Transcribe the listing verbatim. Do not carry over any pictures.

────────────────────────────────────────

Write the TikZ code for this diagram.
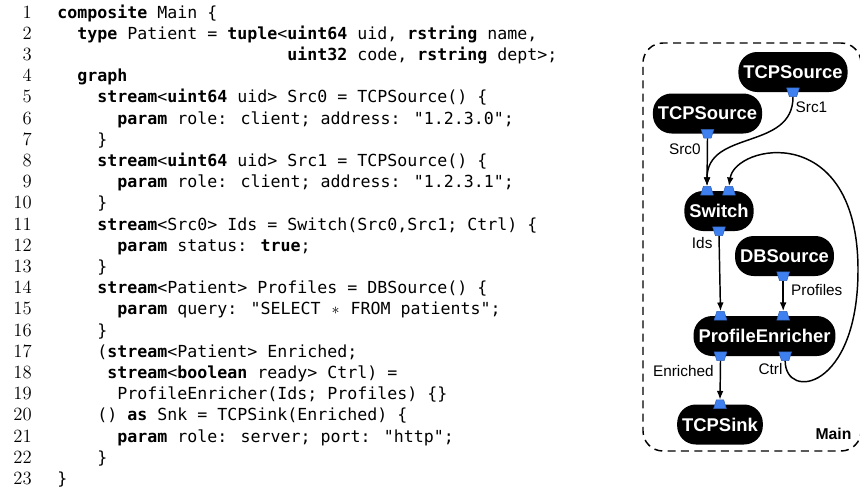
\documentclass[tikz,border=0pt]{standalone}
\usepackage{fontspec}
\newfontfamily\codefont{DejaVu Sans Mono}
\newfontfamily\diagfont{Liberation Sans}
\usetikzlibrary{positioning,arrows.meta,shapes.geometric}

\definecolor{portblue}{RGB}{62,128,240}
\tikzset{
    >={Latex[length=6.5pt,width=5pt]},
    lineno/.style={anchor=base east, inner sep=0pt, font=\fontsize{14}{16}\selectfont},
    codeline/.style={anchor=base west, inner sep=0pt, font=\codefont\fontsize{12.46}{15}\selectfont},
    op/.style={fill=black, text=white, rounded corners=14pt, minimum height=30pt, inner xsep=3.75pt,
        font=\diagfont\bfseries\fontsize{13.8}{16}\selectfont},
    inport/.style={trapezium, trapezium angle=70, trapezium stretches=true, fill=portblue,
        draw=portblue!75!black, line width=0.4pt, minimum width=9.5pt, minimum height=6.5pt, inner sep=1pt},
    outport/.style={inport, shape border rotate=180},
    lbl/.style={font=\diagfont\fontsize{11.5}{13}\selectfont, inner sep=1.5pt},
    flow/.style={->, line width=1.1pt}
}
\newcommand{\kw}[1]{\textbf{#1}}

\begin{document}
\begin{tikzpicture}[x=0.75pt, y=-0.75pt]
\useasboundingbox (0,0) rectangle (860,489);

% line numbers
\foreach \n in {1,...,23}
    \node[lineno] (ln\n) at (32, {18+(\n-1)*21.2}) {\n};

% code
\node[codeline] (c1) at (57,18) {\kw{composite} Main \{};
\node[codeline] (c2) at (77,39.2) {\kw{type} Patient = \kw{tuple}<\kw{uint64} uid, \kw{rstring} name,};
\node[codeline] (c3) at (287,60.4) {\kw{uint32} code, \kw{rstring} dept>;};
\node[codeline] (c4) at (77,81.6) {\kw{graph}};
\node[codeline] (c5) at (97,102.8) {\kw{stream}<\kw{uint64} uid> Src0 = TCPSource() \{};
\node[codeline] (c6) at (117,124) {\kw{param} role: client; address: "1.2.3.0";};
\node[codeline] (c7) at (97,145.2) {\}};
\node[codeline] (c8) at (97,166.4) {\kw{stream}<\kw{uint64} uid> Src1 = TCPSource() \{};
\node[codeline] (c9) at (117,187.6) {\kw{param} role: client; address: "1.2.3.1";};
\node[codeline] (c10) at (97,208.8) {\}};
\node[codeline] (c11) at (97,230) {\kw{stream}<Src0> Ids = Switch(Src0,Src1; Ctrl) \{};
\node[codeline] (c12) at (117,251.2) {\kw{param} status: \kw{true};};
\node[codeline] (c13) at (97,272.4) {\}};
\node[codeline] (c14) at (97,293.6) {\kw{stream}<Patient> Profiles = DBSource() \{};
\node[codeline] (c15) at (117,314.8) {\kw{param} query: "SELECT \makebox[7.5pt]{$\ast$} FROM patients";};
\node[codeline] (c16) at (97,336) {\}};
\node[codeline] (c17) at (97,357.2) {(\kw{stream}<Patient> Enriched;};
\node[codeline] (c18) at (107,378.4) {\kw{stream}<\kw{boolean} ready> Ctrl) =};
\node[codeline] (c19) at (117,399.6) {ProfileEnricher(Ids; Profiles) \{\}};
\node[codeline] (c20) at (97,420.8) {() \kw{as} Snk = TCPSink(Enriched) \{};
\node[codeline] (c21) at (117,442) {\kw{param} role: server; port: "http";};
\node[codeline] (c22) at (97,463.2) {\}};
\node[codeline] (c23) at (57,484.4) {\}};

% composite box
\node[draw, dashed, dash pattern=on 6pt off 4pt, line width=1.1pt, rounded corners=15pt,
    minimum width=163.5pt, minimum height=306pt, inner sep=0pt] (mainbox) at (752,247) {};
\node[anchor=base east, inner sep=0pt, font=\diagfont\bfseries\fontsize{11.8}{14}\selectfont]
    (mainlbl) at ([xshift=-7.5pt, yshift=9pt]mainbox.south east) {Main};

% operators
\node[op] (src1) at (793,72) {TCPSource};
\node[op] (src0) at (707.5,113.5) {TCPSource};
\node[op] (sw) at (719,211) {Switch};
\node[op] (db) at (784.5,256) {DBSource};
\node[op] (enr) at (764.5,336) {ProfileEnricher};
\node[op] (snk) at (720,424.5) {TCPSink};

% ports
\node[outport] (s1out) at (src1.south) {};
\node[outport] (s0out) at (src0.south) {};
\node[inport] (swin1) at ([xshift=-9pt]sw.north) {};
\node[inport] (swin2) at ([xshift=7.5pt]sw.north) {};
\node[outport] (swout) at (sw.south) {};
\node[outport] (dbout) at ([xshift=-1pt]db.south) {};
\node[inport] (enin1) at ([xshift=-33pt]enr.north) {};
\node[inport] (enin2) at ([xshift=14pt]enr.north) {};
\node[outport] (enout1) at ([xshift=-33pt]enr.south) {};
\node[outport] (enout2) at ([xshift=15.5pt]enr.south) {};
\node[inport] (snkin) at (snk.north) {};

% streams
\draw[flow] (s0out.south) -- (swin1.north) node[lbl, pos=0.22, left=3pt] (l0) {Src0};
\draw[flow] (s1out.south) .. controls +(0,54) and +(0,-57) .. (swin1.north)
    node[lbl, at start, anchor=north west, yshift=-2pt] (l1) {Src1};
\draw[flow] (swout.south) -- (enin1.north) node[lbl, pos=0.1, left=3pt] (lids) {Ids};
\draw[flow] (dbout.south) -- (enin2.north) node[lbl, pos=0.3, right=4pt] (lprof) {Profiles};
\draw[flow] (enout1.south) -- (snkin.north) node[lbl, pos=0.27, left=3pt] (lenr) {Enriched};

% feedback loop
\coordinate (loopr) at (858,270);
\draw[flow] (enout2.south) .. controls +(0,40) and +(0,120) .. (loopr)
    node[lbl, at start, anchor=north east] (lctrl) {Ctrl}
    .. controls +(0,-150) and +(6,-42) .. (swin2.north);

\end{tikzpicture}
\end{document}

────────────────────────────────────────

ANSWER FOR THIS EXERCISE
Write the TikZ code for this diagram.
\documentclass[tikz,border=0pt]{standalone}
\usepackage{fontspec}
\newfontfamily\codefont{DejaVu Sans Mono}
\newfontfamily\diagfont{Liberation Sans}
\usetikzlibrary{positioning,arrows.meta,shapes.geometric}

\definecolor{portblue}{RGB}{62,128,240}
\tikzset{
    >={Latex[length=6.5pt,width=5pt]},
    lineno/.style={anchor=base east, inner sep=0pt, font=\fontsize{14}{16}\selectfont},
    codeline/.style={anchor=base west, inner sep=0pt, font=\codefont\fontsize{12.46}{15}\selectfont},
    op/.style={fill=black, text=white, rounded corners=14pt, minimum height=30pt, inner xsep=3.75pt,
        font=\diagfont\bfseries\fontsize{13.8}{16}\selectfont},
    inport/.style={trapezium, trapezium angle=70, trapezium stretches=true, fill=portblue,
        draw=portblue!75!black, line width=0.4pt, minimum width=9.5pt, minimum height=6.5pt, inner sep=1pt},
    outport/.style={inport, shape border rotate=180},
    lbl/.style={font=\diagfont\fontsize{11.5}{13}\selectfont, inner sep=1.5pt},
    flow/.style={->, line width=1.1pt}
}
\newcommand{\kw}[1]{\textbf{#1}}

\begin{document}
\begin{tikzpicture}[x=0.75pt, y=-0.75pt]
\useasboundingbox (0,0) rectangle (860,489);

% line numbers
\foreach \n in {1,...,23}
    \node[lineno] (ln\n) at (32, {18+(\n-1)*21.2}) {\n};

% code
\node[codeline] (c1) at (57,18) {\kw{composite} Main \{};
\node[codeline] (c2) at (77,39.2) {\kw{type} Patient = \kw{tuple}<\kw{uint64} uid, \kw{rstring} name,};
\node[codeline] (c3) at (287,60.4) {\kw{uint32} code, \kw{rstring} dept>;};
\node[codeline] (c4) at (77,81.6) {\kw{graph}};
\node[codeline] (c5) at (97,102.8) {\kw{stream}<\kw{uint64} uid> Src0 = TCPSource() \{};
\node[codeline] (c6) at (117,124) {\kw{param} role: client; address: "1.2.3.0";};
\node[codeline] (c7) at (97,145.2) {\}};
\node[codeline] (c8) at (97,166.4) {\kw{stream}<\kw{uint64} uid> Src1 = TCPSource() \{};
\node[codeline] (c9) at (117,187.6) {\kw{param} role: client; address: "1.2.3.1";};
\node[codeline] (c10) at (97,208.8) {\}};
\node[codeline] (c11) at (97,230) {\kw{stream}<Src0> Ids = Switch(Src0,Src1; Ctrl) \{};
\node[codeline] (c12) at (117,251.2) {\kw{param} status: \kw{true};};
\node[codeline] (c13) at (97,272.4) {\}};
\node[codeline] (c14) at (97,293.6) {\kw{stream}<Patient> Profiles = DBSource() \{};
\node[codeline] (c15) at (117,314.8) {\kw{param} query: "SELECT \makebox[7.5pt]{$\ast$} FROM patients";};
\node[codeline] (c16) at (97,336) {\}};
\node[codeline] (c17) at (97,357.2) {(\kw{stream}<Patient> Enriched;};
\node[codeline] (c18) at (107,378.4) {\kw{stream}<\kw{boolean} ready> Ctrl) =};
\node[codeline] (c19) at (117,399.6) {ProfileEnricher(Ids; Profiles) \{\}};
\node[codeline] (c20) at (97,420.8) {() \kw{as} Snk = TCPSink(Enriched) \{};
\node[codeline] (c21) at (117,442) {\kw{param} role: server; port: "http";};
\node[codeline] (c22) at (97,463.2) {\}};
\node[codeline] (c23) at (57,484.4) {\}};

% composite box
\node[draw, dashed, dash pattern=on 6pt off 4pt, line width=1.1pt, rounded corners=15pt,
    minimum width=163.5pt, minimum height=306pt, inner sep=0pt] (mainbox) at (752,247) {};
\node[anchor=base east, inner sep=0pt, font=\diagfont\bfseries\fontsize{11.8}{14}\selectfont]
    (mainlbl) at ([xshift=-7.5pt, yshift=9pt]mainbox.south east) {Main};

% operators
\node[op] (src1) at (793,72) {TCPSource};
\node[op] (src0) at (707.5,113.5) {TCPSource};
\node[op] (sw) at (719,211) {Switch};
\node[op] (db) at (784.5,256) {DBSource};
\node[op] (enr) at (764.5,336) {ProfileEnricher};
\node[op] (snk) at (720,424.5) {TCPSink};

% ports
\node[outport] (s1out) at (src1.south) {};
\node[outport] (s0out) at (src0.south) {};
\node[inport] (swin1) at ([xshift=-9pt]sw.north) {};
\node[inport] (swin2) at ([xshift=7.5pt]sw.north) {};
\node[outport] (swout) at (sw.south) {};
\node[outport] (dbout) at ([xshift=-1pt]db.south) {};
\node[inport] (enin1) at ([xshift=-33pt]enr.north) {};
\node[inport] (enin2) at ([xshift=14pt]enr.north) {};
\node[outport] (enout1) at ([xshift=-33pt]enr.south) {};
\node[outport] (enout2) at ([xshift=15.5pt]enr.south) {};
\node[inport] (snkin) at (snk.north) {};

% streams
\draw[flow] (s0out.south) -- (swin1.north) node[lbl, pos=0.22, left=3pt] (l0) {Src0};
\draw[flow] (s1out.south) .. controls +(0,54) and +(0,-57) .. (swin1.north)
    node[lbl, at start, anchor=north west, yshift=-2pt] (l1) {Src1};
\draw[flow] (swout.south) -- (enin1.north) node[lbl, pos=0.1, left=3pt] (lids) {Ids};
\draw[flow] (dbout.south) -- (enin2.north) node[lbl, pos=0.3, right=4pt] (lprof) {Profiles};
\draw[flow] (enout1.south) -- (snkin.north) node[lbl, pos=0.27, left=3pt] (lenr) {Enriched};

% feedback loop
\coordinate (loopr) at (858,270);
\draw[flow] (enout2.south) .. controls +(0,40) and +(0,120) .. (loopr)
    node[lbl, at start, anchor=north east] (lctrl) {Ctrl}
    .. controls +(0,-150) and +(6,-42) .. (swin2.north);

\end{tikzpicture}
\end{document}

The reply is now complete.